▶ [Short task]:
Would you output the whole listing below, exactly as it reads?

▶ [Exercise material]:
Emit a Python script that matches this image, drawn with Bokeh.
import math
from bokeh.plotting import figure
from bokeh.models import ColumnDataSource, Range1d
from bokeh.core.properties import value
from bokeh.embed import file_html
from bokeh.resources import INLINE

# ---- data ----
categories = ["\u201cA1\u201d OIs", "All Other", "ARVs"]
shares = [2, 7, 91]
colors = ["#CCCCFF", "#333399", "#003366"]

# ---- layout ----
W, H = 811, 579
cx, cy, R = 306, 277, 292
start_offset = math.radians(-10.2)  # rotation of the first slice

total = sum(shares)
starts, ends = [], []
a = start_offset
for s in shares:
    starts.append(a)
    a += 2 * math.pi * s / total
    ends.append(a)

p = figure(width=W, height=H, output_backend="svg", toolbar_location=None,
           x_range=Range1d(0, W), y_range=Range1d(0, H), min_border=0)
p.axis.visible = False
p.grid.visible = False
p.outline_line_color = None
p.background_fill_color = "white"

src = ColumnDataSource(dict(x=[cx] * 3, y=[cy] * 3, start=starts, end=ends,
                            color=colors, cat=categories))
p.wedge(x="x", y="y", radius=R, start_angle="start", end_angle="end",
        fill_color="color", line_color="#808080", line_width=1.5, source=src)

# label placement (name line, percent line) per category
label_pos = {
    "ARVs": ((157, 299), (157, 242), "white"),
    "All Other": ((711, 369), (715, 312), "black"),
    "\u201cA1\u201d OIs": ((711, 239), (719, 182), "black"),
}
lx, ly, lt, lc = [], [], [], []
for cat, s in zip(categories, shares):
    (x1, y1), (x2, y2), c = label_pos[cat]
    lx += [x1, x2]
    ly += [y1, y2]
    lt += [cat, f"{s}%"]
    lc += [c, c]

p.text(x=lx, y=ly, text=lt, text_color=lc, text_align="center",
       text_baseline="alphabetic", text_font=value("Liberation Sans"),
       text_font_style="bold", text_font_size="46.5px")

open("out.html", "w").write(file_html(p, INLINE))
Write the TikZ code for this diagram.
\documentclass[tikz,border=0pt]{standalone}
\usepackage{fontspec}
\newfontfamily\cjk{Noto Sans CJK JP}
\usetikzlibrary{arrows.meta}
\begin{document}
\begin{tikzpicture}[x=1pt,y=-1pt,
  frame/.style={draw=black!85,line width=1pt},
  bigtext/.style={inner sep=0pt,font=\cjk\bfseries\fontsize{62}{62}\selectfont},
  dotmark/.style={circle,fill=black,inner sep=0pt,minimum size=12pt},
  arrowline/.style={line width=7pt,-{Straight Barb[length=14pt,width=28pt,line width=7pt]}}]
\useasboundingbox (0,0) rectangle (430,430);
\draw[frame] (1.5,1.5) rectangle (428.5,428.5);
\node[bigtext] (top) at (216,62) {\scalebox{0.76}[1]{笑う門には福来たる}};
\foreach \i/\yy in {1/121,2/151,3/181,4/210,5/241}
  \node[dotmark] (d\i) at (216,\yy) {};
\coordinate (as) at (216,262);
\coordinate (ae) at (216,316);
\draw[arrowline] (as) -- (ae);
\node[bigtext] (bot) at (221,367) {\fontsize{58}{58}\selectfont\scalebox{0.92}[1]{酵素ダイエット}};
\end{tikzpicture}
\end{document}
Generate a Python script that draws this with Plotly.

▶ [The output]:
Emit a Python script that matches this image, drawn with Bokeh.
import math
from bokeh.plotting import figure
from bokeh.models import ColumnDataSource, Range1d
from bokeh.core.properties import value
from bokeh.embed import file_html
from bokeh.resources import INLINE

# ---- data ----
categories = ["\u201cA1\u201d OIs", "All Other", "ARVs"]
shares = [2, 7, 91]
colors = ["#CCCCFF", "#333399", "#003366"]

# ---- layout ----
W, H = 811, 579
cx, cy, R = 306, 277, 292
start_offset = math.radians(-10.2)  # rotation of the first slice

total = sum(shares)
starts, ends = [], []
a = start_offset
for s in shares:
    starts.append(a)
    a += 2 * math.pi * s / total
    ends.append(a)

p = figure(width=W, height=H, output_backend="svg", toolbar_location=None,
           x_range=Range1d(0, W), y_range=Range1d(0, H), min_border=0)
p.axis.visible = False
p.grid.visible = False
p.outline_line_color = None
p.background_fill_color = "white"

src = ColumnDataSource(dict(x=[cx] * 3, y=[cy] * 3, start=starts, end=ends,
                            color=colors, cat=categories))
p.wedge(x="x", y="y", radius=R, start_angle="start", end_angle="end",
        fill_color="color", line_color="#808080", line_width=1.5, source=src)

# label placement (name line, percent line) per category
label_pos = {
    "ARVs": ((157, 299), (157, 242), "white"),
    "All Other": ((711, 369), (715, 312), "black"),
    "\u201cA1\u201d OIs": ((711, 239), (719, 182), "black"),
}
lx, ly, lt, lc = [], [], [], []
for cat, s in zip(categories, shares):
    (x1, y1), (x2, y2), c = label_pos[cat]
    lx += [x1, x2]
    ly += [y1, y2]
    lt += [cat, f"{s}%"]
    lc += [c, c]

p.text(x=lx, y=ly, text=lt, text_color=lc, text_align="center",
       text_baseline="alphabetic", text_font=value("Liberation Sans"),
       text_font_style="bold", text_font_size="46.5px")

open("out.html", "w").write(file_html(p, INLINE))
Write the TikZ code for this diagram.
\documentclass[tikz,border=0pt]{standalone}
\usepackage{fontspec}
\newfontfamily\cjk{Noto Sans CJK JP}
\usetikzlibrary{arrows.meta}
\begin{document}
\begin{tikzpicture}[x=1pt,y=-1pt,
  frame/.style={draw=black!85,line width=1pt},
  bigtext/.style={inner sep=0pt,font=\cjk\bfseries\fontsize{62}{62}\selectfont},
  dotmark/.style={circle,fill=black,inner sep=0pt,minimum size=12pt},
  arrowline/.style={line width=7pt,-{Straight Barb[length=14pt,width=28pt,line width=7pt]}}]
\useasboundingbox (0,0) rectangle (430,430);
\draw[frame] (1.5,1.5) rectangle (428.5,428.5);
\node[bigtext] (top) at (216,62) {\scalebox{0.76}[1]{笑う門には福来たる}};
\foreach \i/\yy in {1/121,2/151,3/181,4/210,5/241}
  \node[dotmark] (d\i) at (216,\yy) {};
\coordinate (as) at (216,262);
\coordinate (ae) at (216,316);
\draw[arrowline] (as) -- (ae);
\node[bigtext] (bot) at (221,367) {\fontsize{58}{58}\selectfont\scalebox{0.92}[1]{酵素ダイエット}};
\end{tikzpicture}
\end{document}
Generate a Python script that draws this with Plotly.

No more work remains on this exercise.